WHAT YOU WILL DO. Which lines hold the word "this"? Show each of them.
====== SOURCE RECORDS
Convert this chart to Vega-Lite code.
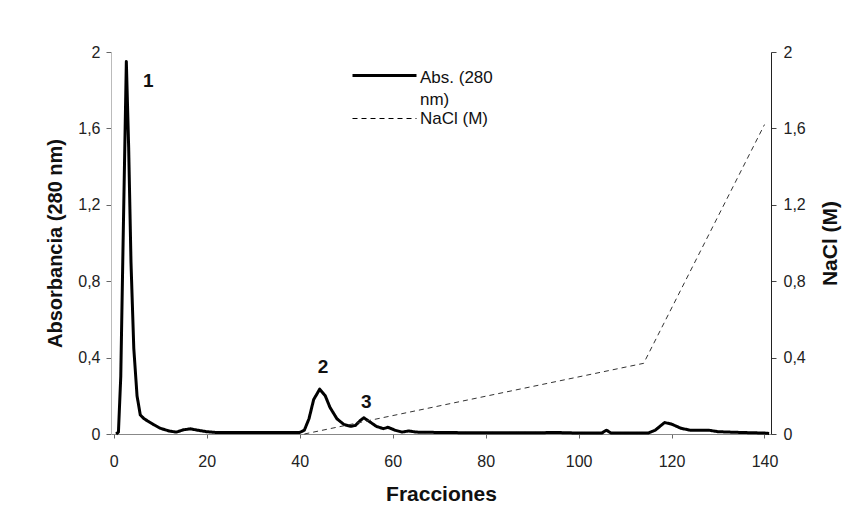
{
  "$schema": "https://vega.github.io/schema/vega-lite/v6.json",
  "autosize": {"type": "none"},
  "padding": {"left": 111, "top": 52, "right": 91, "bottom": 96},
  "width": 660,
  "height": 382,
  "background": "white",
  "config": {
    "view": {"stroke": null},
    "font": "Liberation Sans",
    "axis": {"labelFont": "Liberation Sans", "titleFont": "Liberation Sans", "labelColor": "#222", "titleColor": "#111", "grid": false}
  },
  "datasets": {
    "abs": [
      {"f": 0.5, "v": 0, "s": "Abs. (280 nm)"},
      {"f": 1, "v": 0.01, "s": "Abs. (280 nm)"},
      {"f": 1.5, "v": 0.3, "s": "Abs. (280 nm)"},
      {"f": 2, "v": 1.0, "s": "Abs. (280 nm)"},
      {"f": 2.7, "v": 1.95, "s": "Abs. (280 nm)"},
      {"f": 3.2, "v": 1.5, "s": "Abs. (280 nm)"},
      {"f": 3.7, "v": 0.9, "s": "Abs. (280 nm)"},
      {"f": 4.3, "v": 0.45, "s": "Abs. (280 nm)"},
      {"f": 5, "v": 0.2, "s": "Abs. (280 nm)"},
      {"f": 5.7, "v": 0.1, "s": "Abs. (280 nm)"},
      {"f": 6.5, "v": 0.08, "s": "Abs. (280 nm)"},
      {"f": 7.5, "v": 0.065, "s": "Abs. (280 nm)"},
      {"f": 8.5, "v": 0.05, "s": "Abs. (280 nm)"},
      {"f": 10, "v": 0.03, "s": "Abs. (280 nm)"},
      {"f": 12, "v": 0.015, "s": "Abs. (280 nm)"},
      {"f": 13.5, "v": 0.01, "s": "Abs. (280 nm)"},
      {"f": 15, "v": 0.022, "s": "Abs. (280 nm)"},
      {"f": 16.5, "v": 0.027, "s": "Abs. (280 nm)"},
      {"f": 18, "v": 0.02, "s": "Abs. (280 nm)"},
      {"f": 20, "v": 0.012, "s": "Abs. (280 nm)"},
      {"f": 22, "v": 0.008, "s": "Abs. (280 nm)"},
      {"f": 30, "v": 0.008, "s": "Abs. (280 nm)"},
      {"f": 40, "v": 0.008, "s": "Abs. (280 nm)"},
      {"f": 41, "v": 0.02, "s": "Abs. (280 nm)"},
      {"f": 42, "v": 0.08, "s": "Abs. (280 nm)"},
      {"f": 43, "v": 0.18, "s": "Abs. (280 nm)"},
      {"f": 44.3, "v": 0.235, "s": "Abs. (280 nm)"},
      {"f": 45.5, "v": 0.2, "s": "Abs. (280 nm)"},
      {"f": 46.5, "v": 0.14, "s": "Abs. (280 nm)"},
      {"f": 48, "v": 0.08, "s": "Abs. (280 nm)"},
      {"f": 49.5, "v": 0.05, "s": "Abs. (280 nm)"},
      {"f": 51, "v": 0.04, "s": "Abs. (280 nm)"},
      {"f": 52, "v": 0.045, "s": "Abs. (280 nm)"},
      {"f": 53, "v": 0.07, "s": "Abs. (280 nm)"},
      {"f": 53.8, "v": 0.085, "s": "Abs. (280 nm)"},
      {"f": 55, "v": 0.065, "s": "Abs. (280 nm)"},
      {"f": 56.5, "v": 0.04, "s": "Abs. (280 nm)"},
      {"f": 58, "v": 0.028, "s": "Abs. (280 nm)"},
      {"f": 59, "v": 0.035, "s": "Abs. (280 nm)"},
      {"f": 60.5, "v": 0.02, "s": "Abs. (280 nm)"},
      {"f": 62, "v": 0.01, "s": "Abs. (280 nm)"},
      {"f": 63.5, "v": 0.016, "s": "Abs. (280 nm)"},
      {"f": 65, "v": 0.01, "s": "Abs. (280 nm)"},
      {"f": 70, "v": 0.008, "s": "Abs. (280 nm)"},
      {"f": 80, "v": 0.006, "s": "Abs. (280 nm)"},
      {"f": 90, "v": 0.006, "s": "Abs. (280 nm)"},
      {"f": 95, "v": 0.008, "s": "Abs. (280 nm)"},
      {"f": 100, "v": 0.005, "s": "Abs. (280 nm)"},
      {"f": 105, "v": 0.005, "s": "Abs. (280 nm)"},
      {"f": 106, "v": 0.02, "s": "Abs. (280 nm)"},
      {"f": 107, "v": 0.005, "s": "Abs. (280 nm)"},
      {"f": 115, "v": 0.005, "s": "Abs. (280 nm)"},
      {"f": 116.5, "v": 0.02, "s": "Abs. (280 nm)"},
      {"f": 118.5, "v": 0.06, "s": "Abs. (280 nm)"},
      {"f": 120, "v": 0.052, "s": "Abs. (280 nm)"},
      {"f": 122, "v": 0.03, "s": "Abs. (280 nm)"},
      {"f": 124, "v": 0.02, "s": "Abs. (280 nm)"},
      {"f": 128, "v": 0.02, "s": "Abs. (280 nm)"},
      {"f": 130, "v": 0.012, "s": "Abs. (280 nm)"},
      {"f": 135, "v": 0.008, "s": "Abs. (280 nm)"},
      {"f": 140, "v": 0.005, "s": "Abs. (280 nm)"},
      {"f": 141, "v": 0.003, "s": "Abs. (280 nm)"}
    ],
    "nacl": [
      {"f": 41, "v": 0, "s": "NaCl (M)"},
      {"f": 114, "v": 0.37, "s": "NaCl (M)"},
      {"f": 140, "v": 1.62, "s": "NaCl (M)"}
    ],
    "peaks": [
      {"f": 7.4, "v": 1.85, "label": "1"},
      {"f": 45, "v": 0.35, "label": "2"},
      {"f": 54.3, "v": 0.168, "label": "3"}
    ]
  },
  "encoding": {
    "x": {
      "field": "f", "type": "quantitative",
      "scale": {"domain": [-0.6, 141.4], "nice": false, "zero": false},
      "axis": {
        "title": "Fracciones", "values": [0, 20, 40, 60, 80, 100, 120, 140],
        "labelFontSize": 16, "titleFontSize": 21, "titleFontWeight": "bold",
        "tickSize": 4, "labelPadding": 15, "titlePadding": 14,
        "domainColor": "#888", "tickColor": "#666"
      }
    }
  },
  "layer": [
    {
      "data": {"name": "abs"},
      "mark": {"type": "line", "color": "black", "strokeJoin": "round"},
      "encoding": {
        "y": {
          "field": "v", "type": "quantitative",
          "scale": {"domain": [0, 2], "nice": false},
          "axis": {
            "orient": "left", "title": "Absorbancia (280 nm)",
            "values": [0, 0.4, 0.8, 1.2, 1.6, 2], "format": "~g",
            "labelExpr": "replace(datum.label, '.', ',')",
            "labelFontSize": 16, "titleFontSize": 20, "titleFontWeight": "bold",
            "tickSize": 5, "labelPadding": 6, "titlePadding": 12,
            "domainColor": "#bbb", "tickColor": "#666"
          }
        },
        "strokeDash": {
          "field": "s", "type": "nominal",
          "scale": {"domain": ["Abs. (280 nm)", "NaCl (M)"], "range": [[1, 0], [5, 4]]},
          "legend": {
            "title": null, "orient": "none", "legendX": 264, "legendY": 14,
            "symbolType": "M-4,0H4", "symbolSize": 256, "symbolStrokeColor": "black", "symbolFillColor": "transparent",
            "labelFontSize": 17, "labelFont": "Liberation Sans", "labelColor": "#111",
            "labelExpr": "datum.label == 'Abs. (280 nm)' ? ['Abs. (280', 'nm)'] : datum.label",
            "rowPadding": 1, "labelOffset": 26,
            "encode": {
              "labels": {
                "update": {
                  "dy": {"signal": "datum.index == 0 ? 2 : 0"},
                  "lineHeight": {"value": 22}
                }
              }
            }
          }
        },
        "strokeWidth": {
          "field": "s", "type": "nominal",
          "scale": {"domain": ["Abs. (280 nm)", "NaCl (M)"], "range": [3, 1]},
          "legend": null
        }
      }
    },
    {
      "data": {"name": "nacl"},
      "mark": {"type": "line", "color": "#333"},
      "encoding": {
        "y": {
          "field": "v", "type": "quantitative",
          "scale": {"domain": [0, 2], "nice": false},
          "axis": {
            "orient": "right", "title": "NaCl (M)",
            "values": [0, 0.4, 0.8, 1.2, 1.6, 2], "format": "~g",
            "labelExpr": "replace(datum.label, '.', ',')",
            "labelFontSize": 16, "titleFontSize": 21, "titleFontWeight": "bold",
            "titleAngle": 270, "titleBaseline": "bottom",
            "tickSize": 5, "labelPadding": 7, "titlePadding": 35,
            "domainColor": "#222", "tickColor": "#444"
          }
        },
        "strokeDash": {"field": "s", "type": "nominal"},
        "strokeWidth": {"field": "s", "type": "nominal"}
      }
    },
    {
      "data": {"name": "peaks"},
      "mark": {"type": "text", "fontSize": 19, "fontWeight": "bold", "font": "Liberation Sans", "color": "#111"},
      "encoding": {
        "y": {"field": "v", "type": "quantitative", "axis": null, "scale": {"domain": [0, 2], "nice": false}},
        "text": {"field": "label"}
      }
    }
  ],
  "resolve": {"scale": {"y": "independent"}}
}
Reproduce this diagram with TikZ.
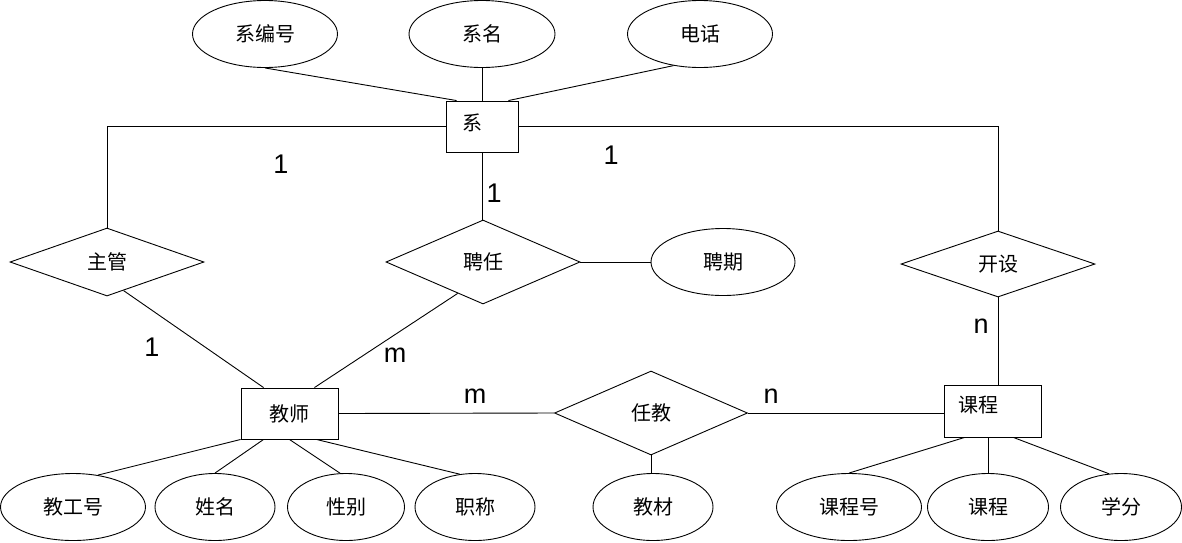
\documentclass[tikz,border=0pt]{standalone}
\usepackage{fontspec}
\newfontfamily\cjk{Noto Sans CJK SC}
\newfontfamily\lat{Liberation Sans}
\usetikzlibrary{calc, positioning, shapes.geometric}
\tikzset{
  entity/.style={draw, rectangle, minimum height=51pt, inner sep=0pt, font=\cjk\fontsize{20}{24}\selectfont},
  attr/.style={draw, ellipse, minimum height=67pt, minimum width=#1, inner sep=0pt, font=\cjk\fontsize{20}{24}\selectfont},
  attr/.default=120pt,
  rel/.style={draw, diamond, minimum width=194pt, inner sep=0pt, font=\cjk\fontsize{20}{24}\selectfont},
  card/.style={font=\lat\fontsize{27}{30}\selectfont, inner sep=0pt}
}

\begin{document}
\begin{tikzpicture}[x=1pt, y=-1pt, line width=0.9pt]
	\useasboundingbox (0,0) rectangle (1182,542);
	% entities
	\node[entity, inner xsep=16pt, text width=40pt, align=left, text depth=9pt] (xi) at (482,126.5) {系};
	\node[entity, minimum width=97pt] (jiaoshi) at (289.5,413.5) {教师};
	\node[entity, inner xsep=14pt, text width=69pt, align=left, minimum height=52pt, text depth=13pt] (kecheng) at (992.5,411) {课程};
	% relations
	\node[rel, minimum height=68pt] (zhuguan) at (107,262) {主管};
	\node[rel, minimum height=84pt] (pinren) at (483,262) {聘任};
	\node[rel, minimum height=66pt] (kaishe) at (998,264) {开设};
	\node[rel, minimum height=84pt, minimum width=193pt] (renjiao) at (651,413) {任教};
	% attributes
	\node[attr=145pt] (xbh) at (265,34) {系编号};
	\node[attr=146pt] (xm) at (482,34) {系名};
	\node[attr=145pt] (dh) at (700,34) {电话};
	\node[attr=144pt] (pq) at (723,262) {聘期};
	\node[attr=145pt] (jgh) at (73,507) {教工号};
	\node[attr] (xingm) at (215,507) {姓名};
	\node[attr=117pt] (xb) at (346,507) {性别};
	\node[attr] (zc) at (475,507) {职称};
	\node[attr] (jc) at (653,507) {教材};
	\node[attr=145pt] (kch) at (849,507) {课程号};
	\node[attr=121pt] (kc2) at (988,507) {课程};
	\node[attr=121pt] (xf) at (1121,507) {学分};
	% connectors
	\draw (xbh.south) -- ([xshift=11pt]xi.north west);
	\draw (xm.south) -- (xi.north);
	\draw (dh.-130) -- ([xshift=-10pt]xi.north east);
	\draw (xi.west) -| (zhuguan.north);
	\draw (xi.east) -| (kaishe.north);
	\draw (xi.south) -- (xi.south |- pinren.north);
	\draw (pinren.east) -- (pq.west);
	\draw ($(zhuguan.south)!0.17!(zhuguan.east)$) -- ([xshift=23pt]jiaoshi.north west);
	\draw ($(pinren.south)!0.26!(pinren.west)$) -- ([xshift=-24pt]jiaoshi.north east);
	\draw (jiaoshi.east) -- (renjiao.west);
	\draw (renjiao.east) -- (renjiao.east -| kecheng.west);
	\draw (kaishe.south) -- (kaishe.south |- kecheng.north);
	\draw (renjiao.south) -- (renjiao.south |- jc.north);
	\draw (jgh.52) -- (jiaoshi.south west);
	\draw (xingm.north) -- ([xshift=23pt]jiaoshi.south west);
	\draw (xb.100) -- (jiaoshi.south);
	\draw (zc.115) -- ([xshift=-22pt]jiaoshi.south east);
	\draw (kch.north) -- ([xshift=21pt]kecheng.south west);
	\draw (kc2.north) -- (kc2.north |- kecheng.south);
	\draw (xf.110) -- ([xshift=-28pt]kecheng.south east);
	% cardinalities
	\node[card] (c1) at (281,164) {1};
	\node[card] (c2) at (611,155) {1};
	\node[card] (c3) at (494,193) {1};
	\node[card] (c4) at (152,347) {1};
	\node[card] (c5) at (395,355) {m};
	\node[card] (c6) at (475,396) {m};
	\node[card] (c7) at (771,396) {n};
	\node[card] (c8) at (981,326) {n};
\end{tikzpicture}
\end{document}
============
TASK OUTPUT.
Convert this chart to Vega-Lite code.
Reproduce this diagram with TikZ.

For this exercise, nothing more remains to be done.